ソニー・ホンダモビリティ(SHM)は電気自動車「AFEELA」(アフィーラ)のプロトタイプを日本で初めて公開した。ITのソニーとクルマ屋のホンダが組んで作った「知性を持つモビリティ」は、普通のクルマとどう違うのか。実機のデモと発表会を取材してきた。
知性を持ったモビリティ?
アフィーラはソニーとホンダの合弁会社であるSHM(2022年9月設立)が開発している新型EV。プロトタイプをもとに開発を進め2025年前半に先行受注を開始、同年中に発売する。納車開始は北米で2026年春、日本で2026年中の予定。プロトタイプは「ジャパンモビリティショー2023」(JAPAN MOBILITY SHOW 2023、一般公開日:10月28日~11月5日)で見ることができる。
アフィーラで届けたい価値は「Autonomy」(進化する自律性、ADASや自律走行など)、「Augmentation」(身体、時空間の拡張)、「Affinity」(人との協調、社会との共生)の「3つのA」だとSHM。同社社長兼COOの川西泉さんは発表会で、アフィーラを「知性を持ったモビリティとして育てていきたい」とし、「昨今のAI技術の進化を積極的に取り込んでいく」と宣言した。
ホンダが入っているわけだからアフィーラのクルマとしての完成度は信頼できそうだが、正直いってこのクルマ、速いかどうかとか、乗り心地がどうかとか、フル充電で何kmくらい走れるのかといった、「普通のEV」で気になるようなポイントは、後回しにしておいてもいい気がする。最も気になるのは普通のクルマと何が違うのかだし、クルマの中で何ができるかだ。デモで確認できたことをお伝えしたい。
そもそもドアハンドルがない!
最近のEVにはドアハンドルがドアに格納されているものもけっこうあるが、アフィーラにはそもそもドアハンドルが付いていない。いわゆるBピラーにカメラが付いていて、持ち主(と、その家族とか?)だとわかればドアは自動で開く仕組みだ。出だしから面食らってしまった。

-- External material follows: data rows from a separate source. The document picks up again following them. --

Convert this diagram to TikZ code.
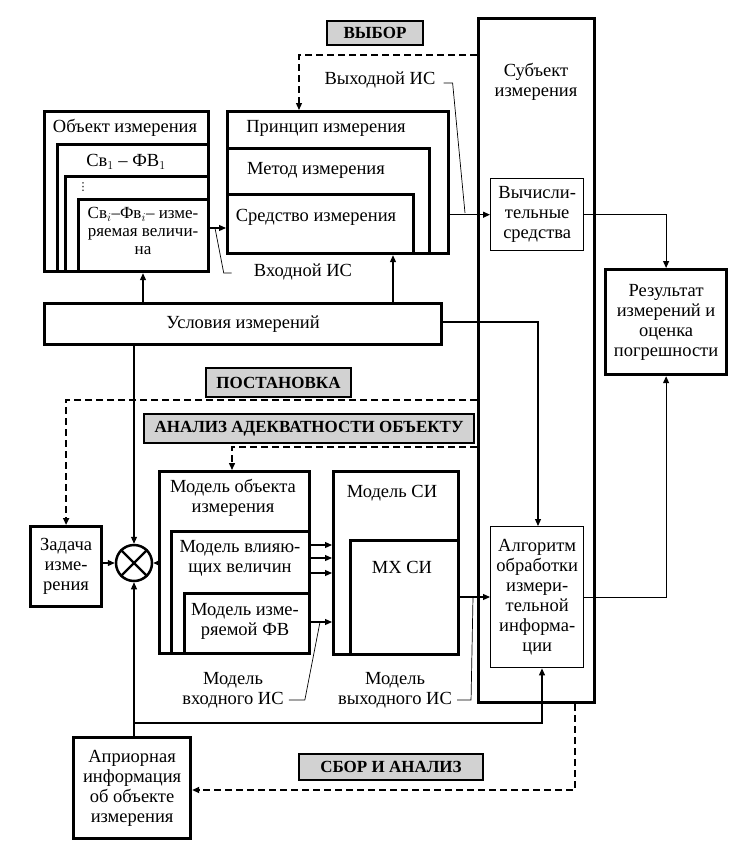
\documentclass[tikz,border=0pt]{standalone}
\usepackage{fontspec}
\setmainfont{Liberation Serif}
\newfontfamily\djv{DejaVu Sans}
\usetikzlibrary{arrows.meta}
\newcommand\rb[6]{\node[#1, minimum width={#4-#2}, minimum height={#5-#3}] (#6) at (#2,#3) {};}
\begin{document}
\begin{tikzpicture}[x=1pt,y=-1pt,
  font=\fontsize{18.5}{20}\selectfont,
  thk/.style={draw, line width=3.2pt, inner sep=0pt, anchor=north west, align=center},
  thn/.style={draw, line width=1.4pt, inner sep=0pt, anchor=north west, align=center},
  tag/.style={draw, line width=2pt, fill=gray!35, inner sep=0pt, anchor=north west,
    font=\fontsize{17}{20}\selectfont\bfseries},
  lbl/.style={align=center, inner sep=0pt},
  arr/.style={-{Triangle[length=7pt,width=6pt]}, line width=1.1pt},
  dsh/.style={dash pattern=on 7pt off 4pt, line width=1.7pt},
  leader/.style={line width=0.7pt}]
\useasboundingbox (0,0) rectangle (753,857);
% top tag
\node[tag, minimum width=96, minimum height=24] (vybor) at (326,20) {ВЫБОР};
% subject
\rb{thk}{477}{17}{593}{701}{subj}
\node[lbl] (subjT) at (536,82) {Субъект\\измерения};
\node[thn, minimum width=93, minimum height=72] (comp) at (490,178) {Вычисли-\\тельные\\средства};
\node[thk, minimum width=121, minimum height=105] (result) at (604,268) {Результат\\измерений и\\оценка\\погрешности};
% object
\rb{thk}{43}{110}{207}{270}{obj}
\rb{thk}{56}{143}{207}{270}{sv1}
\rb{thk}{64}{175}{207}{270}{sv3}
\rb{thk}{77}{198}{207}{270}{svi}
\node[lbl] (objT) at (125,128) {Объект измерения};
\node[lbl] (sv1T) at (126,162) {Св$_1$ – ФВ$_1$};
\node[lbl, font=\djv\fontsize{11}{11}\selectfont] (sv3T) at (83,187) {⋮};
\node[lbl, font=\fontsize{17}{18}\selectfont] (sviT) at (143,231) {Св$_i$–Фв$_i$– изме-\\ряемая величи-\\на};
% principle
\rb{thk}{226}{110}{447}{252}{prin}
\rb{thk}{226}{147}{428}{252}{meth}
\rb{thk}{226}{193}{412}{252}{sred}
\node[lbl] (prinT) at (326,128) {Принцип измерения};
\node[lbl] (methT) at (316,170) {Метод измерения};
\node[lbl] (sredT) at (316,217) {Средство измерения};
\node[lbl] (vyhIS) at (380,80) {Выходной ИС};
\node[lbl] (vhIS) at (303,272) {Входной ИС};
% conditions
\node[thk, minimum width=397, minimum height=41] (usl) at (43,302) {Условия измерений};
% tags
\node[tag, minimum width=145, minimum height=29] (post) at (205,367) {ПОСТАНОВКА};
\node[tag, minimum width=330, minimum height=29] (anal) at (143,413) {АНАЛИЗ АДЕКВАТНОСТИ ОБЪЕКТУ};
\node[tag, minimum width=184, minimum height=26] (sbor) at (298,753) {СБОР И АНАЛИЗ};
% task & multiplier
\node[thk, minimum width=71, minimum height=80] (task) at (29,525) {Задача\\изме-\\рения};
\node[circle, draw, line width=2.5pt, minimum size=36pt, inner sep=0pt] (mult) at (134,563) {};
\draw[line width=2.2pt] (mult.north west) -- (mult.south east) (mult.north east) -- (mult.south west);
% model of object
\rb{thk}{158}{470}{308}{652}{modobj}
\rb{thk}{170}{530}{308}{652}{modvl}
\rb{thk}{183}{592}{308}{652}{modfv}
\node[lbl] (modobjT) at (233,498) {Модель объекта\\измерения};
\node[lbl] (modvlT) at (240,558) {Модель влияю-\\щих величин};
\node[lbl] (modfvT) at (245,621) {Модель изме-\\ряемой ФВ};
% model SI
\rb{thk}{332}{470}{457}{653}{modsi}
\rb{thk}{349}{539}{457}{653}{mxsi}
\node[lbl] (modsiT) at (392,493) {Модель СИ};
\node[lbl] (mxsiT) at (402,567) {МХ СИ};
\node[lbl] (mvhIS) at (233,690) {Модель\\входного ИС};
\node[lbl] (mvyhIS) at (395,690) {Модель\\выходного ИС};
% algorithm
\node[thn, minimum width=93, minimum height=141] (alg) at (490,526) {Алгоритм\\обработки\\измери-\\тельной\\информа-\\ции};
% a priori
\node[thk, minimum width=117, minimum height=101] (apr) at (72,736) {Априорная\\информация\\об объекте\\измерения};
% coordinates for leaders
\coordinate (vyhP) at (465,213);
\coordinate (vhP) at (215,228);
\coordinate (mvhP) at (320,622);
\coordinate (mvyhP) at (473,597);
% arrows
\draw[arr] (obj.east |- 0,228) -- (prin.west |- 0,228);
\draw[arr] (prin.east |- comp) -- (comp.west);
\draw[arr] (comp.east) -| (result.north);
\draw[arr] (alg.east) -| (result.south);
\draw[arr] (usl.north -| 143,0) -- (obj.south -| 143,0);
\draw[arr] (usl.north -| 393,0) -- (prin.south -| 393,0);
\draw[arr] (usl.east |- 0,322) -| (alg.north -| 538,0);
\draw[arr] (usl.south -| mult) -- (mult.north);
\draw[arr] (task.east |- mult) -- (mult.west);
\draw[arr] (modobj.west |- mult) -- (mult.east);
\draw[arr] (mult.south |- apr.north) -- (mult.south);
\draw[arr] (mult.south |- 0,723) -| (alg.south -| 542,0);
\foreach \yy in {545,558,573,622}
  \draw[arr] (modobj.east |- 0,\yy) -- (modsi.west |- 0,\yy);
\draw[arr] (modsi.east |- 0,597) -- (alg.west |- 0,597);
% dashed feedback
\draw[arr, dsh, line width=1.2pt] (subj.west |- 0,55) -| (prin.north -| 299,0);
\draw[arr, dsh] (subj.west |- 0,400) -| (task.north);
\draw[arr, dsh, line width=1.4pt] (subj.west |- 0,447) -| (modobj.north -| 232,0);
\draw[arr, dsh] (subj.south -| 575,0) |- (apr.east |- 0,790);
% leaders
\draw[leader] (vyhIS.east |- 0,83) ++(8,0) -- ++(9,0) -- (vyhP);
\draw[leader] (vhIS.west |- 0,273) ++(-22,0) -- ++(-8,0) -- (vhP);
\draw[leader] (mvhIS.east |- 0,700) ++(5,0) -- ++(16,0) -- (mvhP);
\draw[leader] (mvyhIS.east |- 0,700) ++(5,0) -- ++(14,0) -- (mvyhP);
\end{tikzpicture}
\end{document}
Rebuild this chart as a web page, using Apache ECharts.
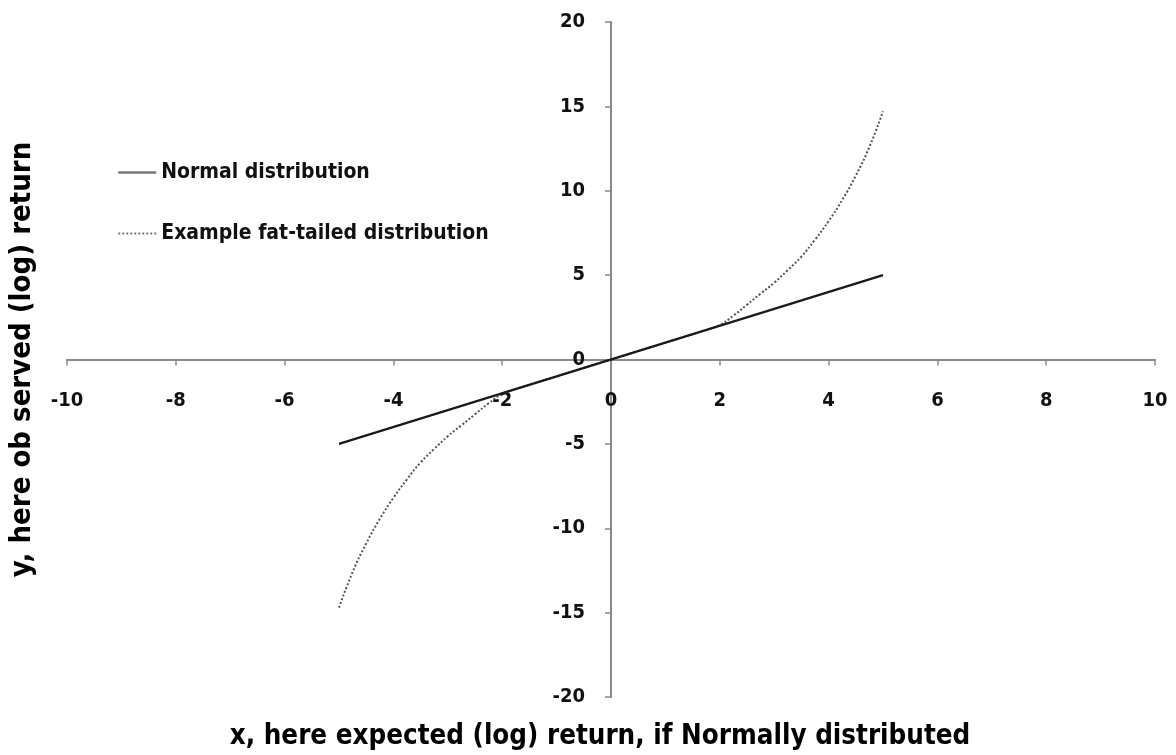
<!DOCTYPE html>
<html>
<head>
<meta charset="utf-8">
<script src="https://cdn.jsdelivr.net/npm/echarts@6/dist/echarts.min.js"></script>
<style>
html,body{margin:0;padding:0;background:#fff;}
#chart{width:1176px;height:755px;}
</style>
</head>
<body>
<div id="chart"></div>
<script>
var seriesNames = ['Normal distribution', 'Example fat-tailed distribution'];
var normalX = [-5, 5];
var normalY = [-5, 5];
var fatX = [-5, -4.75, -4.5, -4.25, -4, -3.75, -3.5, -3.25, -3, -2.75, -2.5, -2.25, -2, -1.5, -1, -0.5, 0, 0.5, 1, 1.5, 2, 2.25, 2.5, 2.75, 3, 3.25, 3.5, 3.75, 4, 4.25, 4.5, 4.75, 5];
var fatY = [-14.7, -12.6, -10.9, -9.45, -8.2, -7.1, -6.1, -5.3, -4.55, -3.9, -3.25, -2.6, -2.05, -1.5, -1, -0.5, 0, 0.5, 1, 1.5, 2.05, 2.6, 3.25, 3.9, 4.55, 5.3, 6.1, 7.1, 8.2, 9.45, 10.9, 12.6, 14.7];
var xTitle = 'x, here expected (log) return, if Normally distributed';
var yTitle = 'y, here ob served (log) return';

function pairs(xs, ys) { return xs.map(function (v, i) { return [v, ys[i]]; }); }

var FONT = '"DejaVu Sans Condensed", "Liberation Sans Narrow", "Liberation Sans", Arial, sans-serif';
var chart = echarts.init(document.getElementById('chart'));
chart.setOption({
  animation: false,
  backgroundColor: '#ffffff',
  grid: { left: 67, right: 21, top: 22, bottom: 58, containLabel: false, outerBoundsMode: 'none' },
  legend: {
    orient: 'vertical',
    left: 112,
    top: 157,
    itemGap: 40,
    itemWidth: 38,
    itemHeight: 14,
    itemStyle: { opacity: 0 },
    textStyle: { fontFamily: FONT, fontWeight: 'bold', fontSize: 21, color: '#111' },
    data: [
      { name: seriesNames[0], lineStyle: { color: '#777777', width: 2.5 } },
      { name: seriesNames[1], lineStyle: { color: '#777777', width: 2 } }
    ]
  },
  xAxis: {
    type: 'value',
    min: -10, max: 10, interval: 2,
    axisLine: { onZero: true, lineStyle: { color: '#8a8a8a', width: 2 } },
    axisTick: { show: true, length: 6, lineStyle: { color: '#8a8a8a', width: 1.5 } },
    axisLabel: { margin: -306, fontFamily: FONT, fontWeight: 'bold', fontSize: 20, color: '#111' },
    splitLine: { show: false },
    name: xTitle,
    nameLocation: 'middle',
    nameGap: 26,
    nameTextStyle: { fontFamily: FONT, fontWeight: 'bold', fontSize: 27.5, color: '#000', padding: [0, 22, 0, 0] }
  },
  yAxis: {
    type: 'value',
    min: -20, max: 20, interval: 5,
    axisLine: { onZero: true, lineStyle: { color: '#8a8a8a', width: 2 } },
    axisTick: { show: true, length: 6, lineStyle: { color: '#8a8a8a', width: 1.5 } },
    axisLabel: { margin: -518, fontFamily: FONT, fontWeight: 'bold', fontSize: 20, color: '#111' },
    splitLine: { show: false },
    name: yTitle,
    nameLocation: 'middle',
    nameGap: 30,
    nameTextStyle: { fontFamily: FONT, fontWeight: 'bold', fontSize: 29, color: '#000' }
  },
  series: [
    {
      name: seriesNames[0],
      type: 'line',
      data: pairs(normalX, normalY),
      symbol: 'none',
      lineStyle: { color: '#1a1a1a', width: 2.2, type: 'solid' },
      itemStyle: { color: '#666' },
      z: 3
    },
    {
      name: seriesNames[1],
      type: 'line',
      data: pairs(fatX, fatY),
      symbol: 'none',
      smooth: true,
      lineStyle: { color: '#555', width: 2, type: [2, 2] },
      itemStyle: { color: '#666' },
      z: 2
    }
  ]
});
</script>
</body>
</html>
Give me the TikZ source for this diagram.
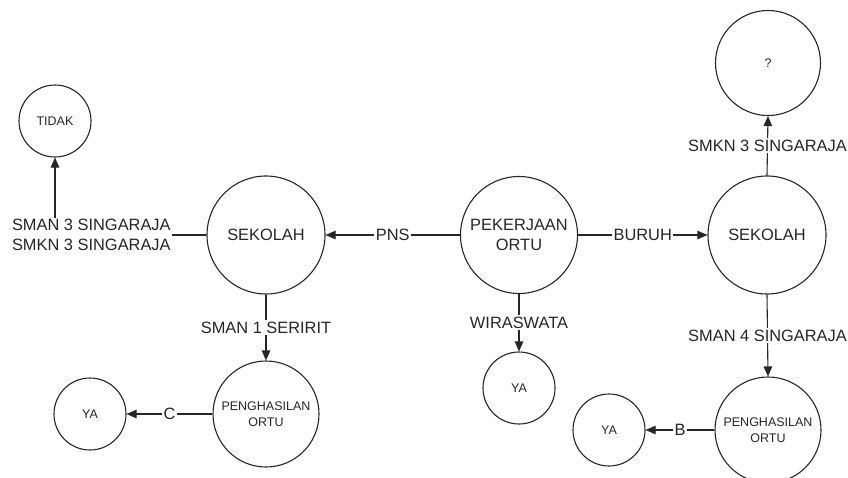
\documentclass[tikz,border=0pt]{standalone}
\usepackage{fontspec}
\setmainfont{Liberation Sans}
\usetikzlibrary{arrows.meta}
\begin{document}
\begin{tikzpicture}[x=1pt,y=-1pt,
  bigc/.style={circle,draw=black!85,line width=1.1pt,inner sep=0pt,align=center,font=\fontsize{16.4}{19.5}\selectfont,text=black!85},
  smallc/.style={circle,draw=black!85,line width=1.1pt,inner sep=0pt,align=center,font=\fontsize{12.5}{16.5}\selectfont,text=black!85},
  conn/.style={draw=black!85,line width=1.1pt,-{Triangle[length=10pt,width=8.5pt]}},
  lbl/.style={fill=white,inner sep=1.5pt,font=\fontsize{16.4}{19.5}\selectfont,text=black!85,align=center}]
\useasboundingbox (0,0) rectangle (848,477);
\clip (0,0) rectangle (848,477);
% nodes
\node[bigc,minimum size=117pt] (pek) at (519,235) {PEKERJAAN\\ORTU};
\node[bigc,minimum size=118pt] (sekL) at (266,235) {SEKOLAH};
\node[bigc,minimum size=118pt] (sekR) at (767,235) {SEKOLAH};
\node[smallc,minimum size=72pt] (tidak) at (55,121) {TIDAK};
\node[smallc,minimum size=105pt] (q) at (768,63) {?};
\node[smallc,minimum size=106pt] (pengL) at (266,414) {PENGHASILAN\\ORTU};
\node[smallc,minimum size=106pt] (pengR) at (768,430) {PENGHASILAN\\ORTU};
\node[smallc,minimum size=72pt] (yaL) at (90,414) {YA};
\node[smallc,minimum size=72pt] (yaM) at (519,388) {YA};
\node[smallc,minimum size=72pt] (yaR) at (609,430) {YA};
% connectors
\draw[conn] (pek.west) -- node[lbl] {PNS} (sekL.east);
\draw[conn] (pek.east) -- node[lbl] {BURUH} (sekR.west);
\draw[conn] (pek.south) -- node[lbl] {WIRASWATA} (yaM.north);
\draw[conn] (sekL.west) -| node[lbl,pos=0.38] {SMAN 3 SINGARAJA\\SMKN 3 SINGARAJA} (tidak.south);
\draw[conn] (sekL.south) -- node[lbl] {SMAN 1 SERIRIT} (pengL.north);
\draw[conn] (pengL.west) -- node[lbl] {C} (yaL.east);
\draw[conn] (sekR.north) -- node[lbl] {SMKN 3 SINGARAJA} (q.south);
\draw[conn] (sekR.south) -- node[lbl] {SMAN 4 SINGARAJA} (pengR.north);
\draw[conn] (pengR.west) -- node[lbl] {B} (yaR.east);
\end{tikzpicture}
\end{document}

インパネは全体がディスプレイになっている。こういう作りはホンダのEV「Honda e」やメルセデス・ベンツ「EQS」でも見たことがあるが、アフィーラは画面を使って何ができるのだろうか。
ソニーが入っているので期待通りだが、アフィーラのディスプレイ(パノラミックスクリーンと呼ぶらしい)では映画が見られる。自宅のプレイステーションとネットでつなげばゲームもできる。ソニーの「360立体音響技術」を使って音楽も楽しめる。面白かったのは、パノラミックスクリーンの「テーマ」を変えられること。例えば「スパイダーマン」のテーマを選べば画面上に映像が映し出されたり、モーターサウンドがテーマに沿った音色に変わったり、車内のアンビエントライトがテーマに沿った色になったり(確か、スパイダーマンのときは赤だった)する。
みんなで育てていくクルマ?
ここまでは期待通りかつ想像通りな部分が多いのだが、アフィーラは川西さんの言葉の通り「育っていくクルマ」だ。クルマで動くアプリケーションやサービスについては、車外のクリエイターやデベロッパーと一緒になって開発していくというのがSHMの考え。アフィーラはスマホのようなもので、使いたいアプリをどんどん入れていけば自分だけの1台に育てられると考えればわかりやすいかもしれない。外部との協力に向けては車両データや走行データなどをできるだけ開示したり、クラウドAPI連携を行ったりする方針だという。
外部との連携を進めながら、具体的には何を作っていくのか。SHMが現時点で想定しているのは、「メディアバー(コンテンツ)」「パノラミックスクリーン(テーマ変更)」「eモーターサウンドの音源」「ナビアプリのマップ上の付加情報」「任意のアプリケーション/サービス」の5つだ。アプリケーションの動作環境はアンドロイドオートモーティブOSを予定している。「アフィーラをデジタルガジェットとして“いじり倒せる”ような」(川西さん)開発環境を整えようということらしい。
アフィーラがいくらくらいになるのかについては言及がなかったが、おそらくは超高級EVになるはず。プレステ5を買うにもけっこう勇気が必要だった人間としては手が出せそうもないのだが、新しいモノが好きな人、ガジェット好きな人、小さなころからプレステやスマホに慣れ親しんできた世代の人などにとっては、かなり魅力的なクルマに見えるのではないだろうか。どんなにいいクルマでも、インフォテインメント周りの使い勝手が悪いと古臭く感じたりしてしまうものだが、デモで少しだけ体験した限りでいえば、アフィーラにそういった心配はなさそうだ。